The Chinese, who Trump reportedly worried were cornering Afghanistan’s mining market, have had their own setbacks. When the China Metallurgical Group Corp., a state-controlled conglomerate, won the bidding for the Mes Aynak mine in 2007, Beijing promised that its investment in Afghanistan would include not only a mine at the site of what may be one of the world’s largest copper deposits but also a power plant, roads, and a railway. Beijing never delivered on its promises, and 10 years later, no copper has been mined at Mes Aynak.

“The bottom line on Aynak is that it is such an opportunity and it’s such a shame for it to sit there unexploited,” Byrd said.

At best, an expanded Afghan mining industry overseen by a functioning Ministry of Mines and Petroleum could deliver within five years revenues of about $400 million to $500 million a year, according to Byrd, who quickly described that estimate as optimistic.
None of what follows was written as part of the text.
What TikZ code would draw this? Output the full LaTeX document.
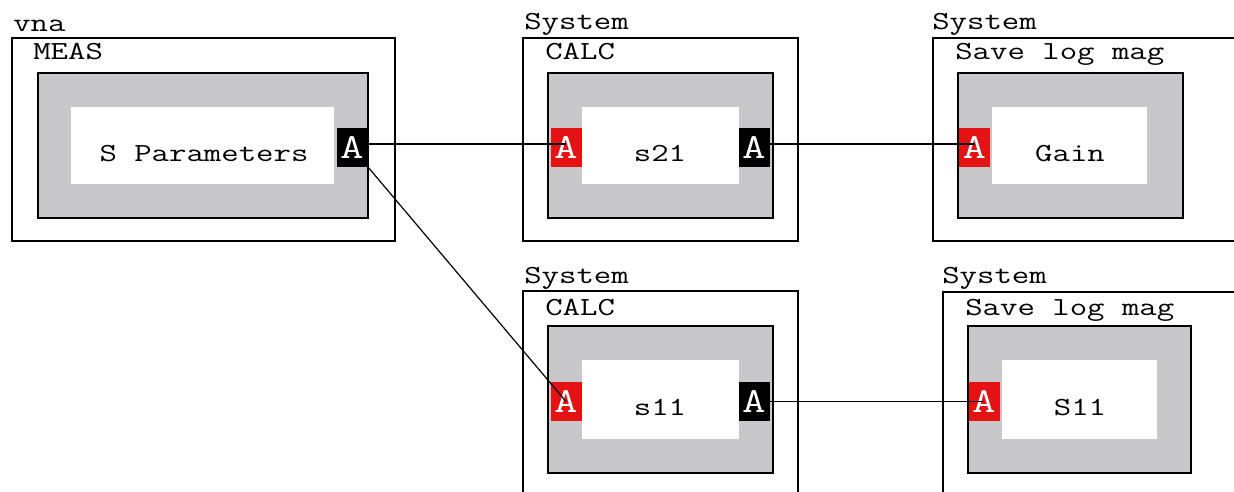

Afghanistan currently pays about 10 percent of its annual security costs, some $430 million, with international donors covering the rest of tab.

In government circles in Kabul, Trump’s mining ambitions haven’t sparked much conversation. Western powers passing through Afghanistan have long dreamed of opening up its mines, to little effect. One Kabul-based diplomat said the government was mostly just pleased that Trump decided against pulling out American forces and was breathing a “sigh of relief that Afghanistan won’t be abandoned.”

A typical mining project has a lead time of about 10 to 12 years from when a deposit is identified to when it comes to production, said Michael Heydari, an economist who served as the chief of party from 2013 to 2014 of a USAID project focused on building the Afghan mining industry. Developing Afghanistan’s massive reserves would require large capital investments that no major mining company is willing to make in a country wracked by civil war, he said.

Those investments may eventually be made, Heydari said, but they are unlikely to take place in his lifetime. “If there is such a thing,” he said, “come back in 50 years.”